-- start of Data block --

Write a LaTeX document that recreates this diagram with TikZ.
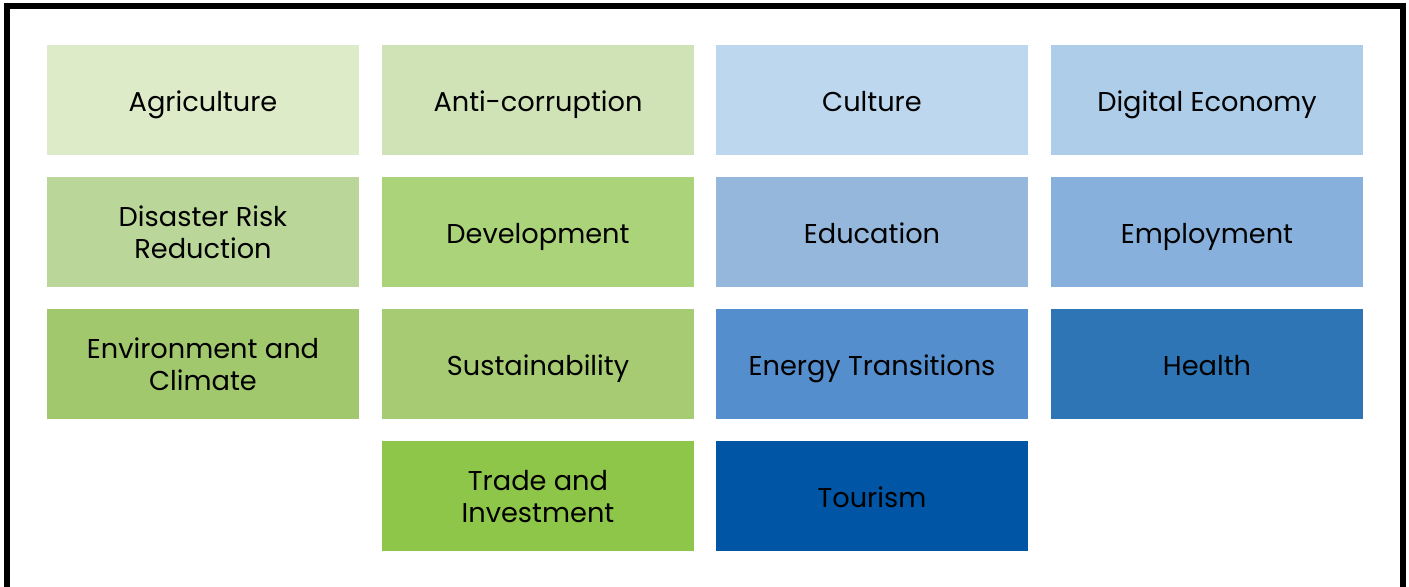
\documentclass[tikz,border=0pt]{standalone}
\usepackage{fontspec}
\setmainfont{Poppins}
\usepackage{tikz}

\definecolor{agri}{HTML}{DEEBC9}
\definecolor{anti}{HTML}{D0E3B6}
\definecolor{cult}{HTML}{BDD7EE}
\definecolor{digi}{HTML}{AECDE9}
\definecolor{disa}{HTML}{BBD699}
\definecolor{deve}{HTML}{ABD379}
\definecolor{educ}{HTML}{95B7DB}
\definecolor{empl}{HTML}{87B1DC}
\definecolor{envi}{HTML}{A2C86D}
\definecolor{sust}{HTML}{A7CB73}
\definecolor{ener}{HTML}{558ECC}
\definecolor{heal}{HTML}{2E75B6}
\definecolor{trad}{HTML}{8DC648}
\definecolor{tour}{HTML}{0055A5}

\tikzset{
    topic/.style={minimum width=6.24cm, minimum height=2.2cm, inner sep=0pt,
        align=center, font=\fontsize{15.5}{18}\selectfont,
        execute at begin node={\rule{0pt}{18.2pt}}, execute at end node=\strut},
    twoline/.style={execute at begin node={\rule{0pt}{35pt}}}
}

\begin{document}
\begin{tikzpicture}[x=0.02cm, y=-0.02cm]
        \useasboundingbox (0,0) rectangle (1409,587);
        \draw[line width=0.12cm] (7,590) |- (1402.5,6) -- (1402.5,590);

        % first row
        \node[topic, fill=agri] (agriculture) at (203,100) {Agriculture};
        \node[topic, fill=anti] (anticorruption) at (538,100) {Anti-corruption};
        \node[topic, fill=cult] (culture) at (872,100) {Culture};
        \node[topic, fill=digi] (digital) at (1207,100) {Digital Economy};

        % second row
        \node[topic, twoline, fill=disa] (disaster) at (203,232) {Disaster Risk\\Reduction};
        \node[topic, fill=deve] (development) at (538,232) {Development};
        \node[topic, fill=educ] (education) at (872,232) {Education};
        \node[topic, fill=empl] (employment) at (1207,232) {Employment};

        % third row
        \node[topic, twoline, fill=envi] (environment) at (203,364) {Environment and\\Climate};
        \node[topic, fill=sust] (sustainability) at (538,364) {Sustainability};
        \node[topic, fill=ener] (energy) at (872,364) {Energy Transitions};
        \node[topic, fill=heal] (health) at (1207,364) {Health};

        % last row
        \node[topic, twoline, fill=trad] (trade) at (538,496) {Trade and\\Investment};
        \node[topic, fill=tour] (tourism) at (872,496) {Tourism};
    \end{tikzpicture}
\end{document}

-- end of Data block --

• _Task statement_
Repeat the lines exactly as they stand, from the opening line of the data through the line with "(1402.5,6) -- (1402.5,590);". Pictures stay out of the copy.

• _Complete response_
Write a LaTeX document that recreates this diagram with TikZ.
\documentclass[tikz,border=0pt]{standalone}
\usepackage{fontspec}
\setmainfont{Poppins}
\usepackage{tikz}

\definecolor{agri}{HTML}{DEEBC9}
\definecolor{anti}{HTML}{D0E3B6}
\definecolor{cult}{HTML}{BDD7EE}
\definecolor{digi}{HTML}{AECDE9}
\definecolor{disa}{HTML}{BBD699}
\definecolor{deve}{HTML}{ABD379}
\definecolor{educ}{HTML}{95B7DB}
\definecolor{empl}{HTML}{87B1DC}
\definecolor{envi}{HTML}{A2C86D}
\definecolor{sust}{HTML}{A7CB73}
\definecolor{ener}{HTML}{558ECC}
\definecolor{heal}{HTML}{2E75B6}
\definecolor{trad}{HTML}{8DC648}
\definecolor{tour}{HTML}{0055A5}

\tikzset{
    topic/.style={minimum width=6.24cm, minimum height=2.2cm, inner sep=0pt,
        align=center, font=\fontsize{15.5}{18}\selectfont,
        execute at begin node={\rule{0pt}{18.2pt}}, execute at end node=\strut},
    twoline/.style={execute at begin node={\rule{0pt}{35pt}}}
}

\begin{document}
\begin{tikzpicture}[x=0.02cm, y=-0.02cm]
        \useasboundingbox (0,0) rectangle (1409,587);
        \draw[line width=0.12cm] (7,590) |- (1402.5,6) -- (1402.5,590);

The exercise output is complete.